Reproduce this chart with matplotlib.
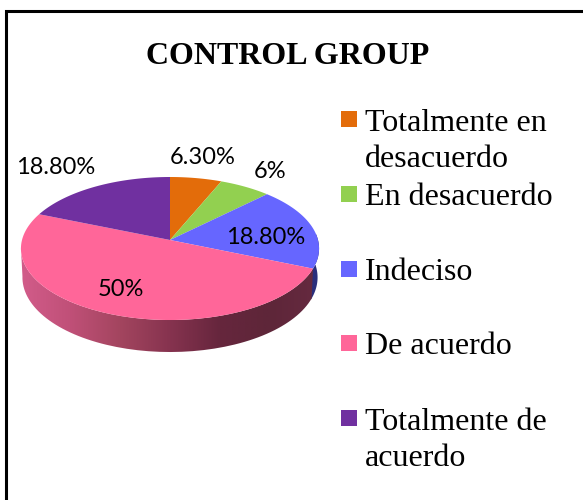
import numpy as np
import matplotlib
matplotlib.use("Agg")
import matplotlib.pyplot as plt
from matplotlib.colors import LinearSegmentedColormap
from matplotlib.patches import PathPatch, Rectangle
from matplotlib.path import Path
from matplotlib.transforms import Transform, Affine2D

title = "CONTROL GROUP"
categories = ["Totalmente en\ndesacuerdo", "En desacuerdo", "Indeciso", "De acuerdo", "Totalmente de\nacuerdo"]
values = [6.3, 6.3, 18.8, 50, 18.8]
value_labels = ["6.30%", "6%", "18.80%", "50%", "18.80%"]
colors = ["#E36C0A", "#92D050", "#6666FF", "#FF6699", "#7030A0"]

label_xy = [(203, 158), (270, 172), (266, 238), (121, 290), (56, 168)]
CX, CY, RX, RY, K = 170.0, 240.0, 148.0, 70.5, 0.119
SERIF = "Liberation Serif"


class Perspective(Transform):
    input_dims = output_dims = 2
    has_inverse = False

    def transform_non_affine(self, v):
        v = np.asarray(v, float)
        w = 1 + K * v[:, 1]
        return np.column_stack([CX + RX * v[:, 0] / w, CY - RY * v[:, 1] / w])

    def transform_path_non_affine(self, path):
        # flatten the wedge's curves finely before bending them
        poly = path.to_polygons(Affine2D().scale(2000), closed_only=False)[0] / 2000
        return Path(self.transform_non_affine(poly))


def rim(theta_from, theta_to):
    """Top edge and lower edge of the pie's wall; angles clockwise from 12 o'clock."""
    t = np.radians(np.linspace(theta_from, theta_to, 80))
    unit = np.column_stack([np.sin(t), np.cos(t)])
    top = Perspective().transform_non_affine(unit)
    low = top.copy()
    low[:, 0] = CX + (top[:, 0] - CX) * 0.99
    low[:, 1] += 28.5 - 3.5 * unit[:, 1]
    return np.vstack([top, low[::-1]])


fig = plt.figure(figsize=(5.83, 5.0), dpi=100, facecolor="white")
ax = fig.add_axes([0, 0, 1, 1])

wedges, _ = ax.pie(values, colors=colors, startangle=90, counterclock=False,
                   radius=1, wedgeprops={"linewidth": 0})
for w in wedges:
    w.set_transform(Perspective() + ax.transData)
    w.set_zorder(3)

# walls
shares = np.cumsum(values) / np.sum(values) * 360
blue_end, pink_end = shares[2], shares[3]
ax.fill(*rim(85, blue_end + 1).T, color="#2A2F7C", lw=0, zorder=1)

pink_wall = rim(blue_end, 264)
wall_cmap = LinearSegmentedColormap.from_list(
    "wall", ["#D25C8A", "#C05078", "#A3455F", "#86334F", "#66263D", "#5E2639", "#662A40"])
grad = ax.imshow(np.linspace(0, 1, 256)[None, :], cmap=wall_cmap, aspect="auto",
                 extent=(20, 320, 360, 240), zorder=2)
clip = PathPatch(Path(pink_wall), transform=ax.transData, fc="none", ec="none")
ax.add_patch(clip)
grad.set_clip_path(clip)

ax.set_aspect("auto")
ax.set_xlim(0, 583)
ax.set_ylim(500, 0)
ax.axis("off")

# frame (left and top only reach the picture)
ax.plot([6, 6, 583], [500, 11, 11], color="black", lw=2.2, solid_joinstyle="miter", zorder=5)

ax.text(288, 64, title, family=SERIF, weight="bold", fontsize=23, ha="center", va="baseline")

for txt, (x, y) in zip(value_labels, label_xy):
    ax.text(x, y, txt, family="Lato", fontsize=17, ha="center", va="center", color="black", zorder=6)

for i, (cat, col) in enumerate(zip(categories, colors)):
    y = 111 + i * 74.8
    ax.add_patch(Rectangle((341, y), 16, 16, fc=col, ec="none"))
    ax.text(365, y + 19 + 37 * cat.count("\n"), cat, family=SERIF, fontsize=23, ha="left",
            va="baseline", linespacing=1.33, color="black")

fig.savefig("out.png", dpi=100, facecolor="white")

■ **Task to carry out**: Set down again, exactly, the lines of the material above from its first line to the one with "ax.fill(*rim(85, blue_end +", inclusive. Leave the pictures out.

■ **Answer below**:
Reproduce this chart with matplotlib.
import numpy as np
import matplotlib
matplotlib.use("Agg")
import matplotlib.pyplot as plt
from matplotlib.colors import LinearSegmentedColormap
from matplotlib.patches import PathPatch, Rectangle
from matplotlib.path import Path
from matplotlib.transforms import Transform, Affine2D

title = "CONTROL GROUP"
categories = ["Totalmente en\ndesacuerdo", "En desacuerdo", "Indeciso", "De acuerdo", "Totalmente de\nacuerdo"]
values = [6.3, 6.3, 18.8, 50, 18.8]
value_labels = ["6.30%", "6%", "18.80%", "50%", "18.80%"]
colors = ["#E36C0A", "#92D050", "#6666FF", "#FF6699", "#7030A0"]

label_xy = [(203, 158), (270, 172), (266, 238), (121, 290), (56, 168)]
CX, CY, RX, RY, K = 170.0, 240.0, 148.0, 70.5, 0.119
SERIF = "Liberation Serif"


class Perspective(Transform):
    input_dims = output_dims = 2
    has_inverse = False

    def transform_non_affine(self, v):
        v = np.asarray(v, float)
        w = 1 + K * v[:, 1]
        return np.column_stack([CX + RX * v[:, 0] / w, CY - RY * v[:, 1] / w])

    def transform_path_non_affine(self, path):
        # flatten the wedge's curves finely before bending them
        poly = path.to_polygons(Affine2D().scale(2000), closed_only=False)[0] / 2000
        return Path(self.transform_non_affine(poly))


def rim(theta_from, theta_to):
    """Top edge and lower edge of the pie's wall; angles clockwise from 12 o'clock."""
    t = np.radians(np.linspace(theta_from, theta_to, 80))
    unit = np.column_stack([np.sin(t), np.cos(t)])
    top = Perspective().transform_non_affine(unit)
    low = top.copy()
    low[:, 0] = CX + (top[:, 0] - CX) * 0.99
    low[:, 1] += 28.5 - 3.5 * unit[:, 1]
    return np.vstack([top, low[::-1]])


fig = plt.figure(figsize=(5.83, 5.0), dpi=100, facecolor="white")
ax = fig.add_axes([0, 0, 1, 1])

wedges, _ = ax.pie(values, colors=colors, startangle=90, counterclock=False,
                   radius=1, wedgeprops={"linewidth": 0})
for w in wedges:
    w.set_transform(Perspective() + ax.transData)
    w.set_zorder(3)

# walls
shares = np.cumsum(values) / np.sum(values) * 360
blue_end, pink_end = shares[2], shares[3]
ax.fill(*rim(85, blue_end + 1).T, color="#2A2F7C", lw=0, zorder=1)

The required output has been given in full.